Abstract

Zusammenfassung. Kinder nehmen oft automatisch ihre Finger zu Hilfe, um zu zählen und zu rechnen. Zudem scheint es so, dass Kinder, die ihre eigenen Finger bei geschlossenen Augen besser unterscheiden und benennen können (= Fingergnosie) auch bessere Rechner sind. Das Ziel dieser Studie war es, den Zusammenhang zwischen Fingergnosie und Rechenleistung sowie Zahlenraumvorstellung bei Kindern mit und ohne unterdurchschnittliche Rechenleistungen zu untersuchen.

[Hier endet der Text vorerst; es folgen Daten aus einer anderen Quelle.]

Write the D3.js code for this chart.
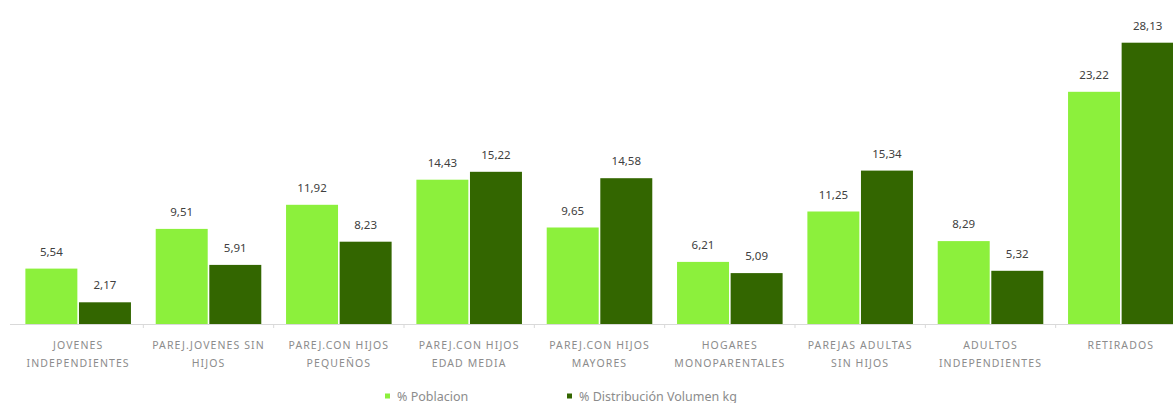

Dazu wurden 53 unterdurchschnittliche und 62 durchschnittliche Rechner im Alter von 7 bis 11 Jahren getestet. Die Fingergnosie wurde mittels eines neu entwickelten Verfahrens erfasst. Über die klassische quantitative Methode der Fingergnosietestung (Fingergnosie-Anzahl) hinaus, wurde ein qualitatives Distanzmaß (Fingergnosie-Distanz) eingeführt. Diese beiden Maße wurden anschließend in Relation zu Variablen der Rechenleistung und Zahlenraumvorstellung gesetzt. Die Ergebnisse zeigten, dass die qualitative Bestimmung der Fingergnosie das sensiblere Maß darstellt, was wahrscheinlich auf den erhöhten Schwierigkeitsgrad zurückzuführen ist. Es fanden sich allerdings lediglich Zusammenhänge der Fingergnosie-Distanz mit dem Erfassen von Punktmengen < 10 und der visuell-räumlichen Aufmerksamkeitsspanne. Keines der beiden Fingergnosiemaße wies signifikante Zusammenhänge zur Bearbeitung von Rechen- und Zahlenstrahlaufgaben sowie den Intelligenzmaßen und der Lese- und Rechtschreibleistung auf. Darüber hinaus unterschieden sich unterdurchschnittliche und durchschnittliche Rechner in keinem der Fingergnosiemaße. Demnach scheint bei Kindern im Alter zwischen 7 und 11 Jahren lediglich ein Zusammenhang zwischen der Fingergnosie und ganz basalen entwicklungspsychologisch frühen Zahlenverarbeitungsfähigkeiten zu bestehen, während keine Belege für eine Bedeutung der Fingergnosie für später erworbene höhere Rechenfertigkeiten gefunden wurden.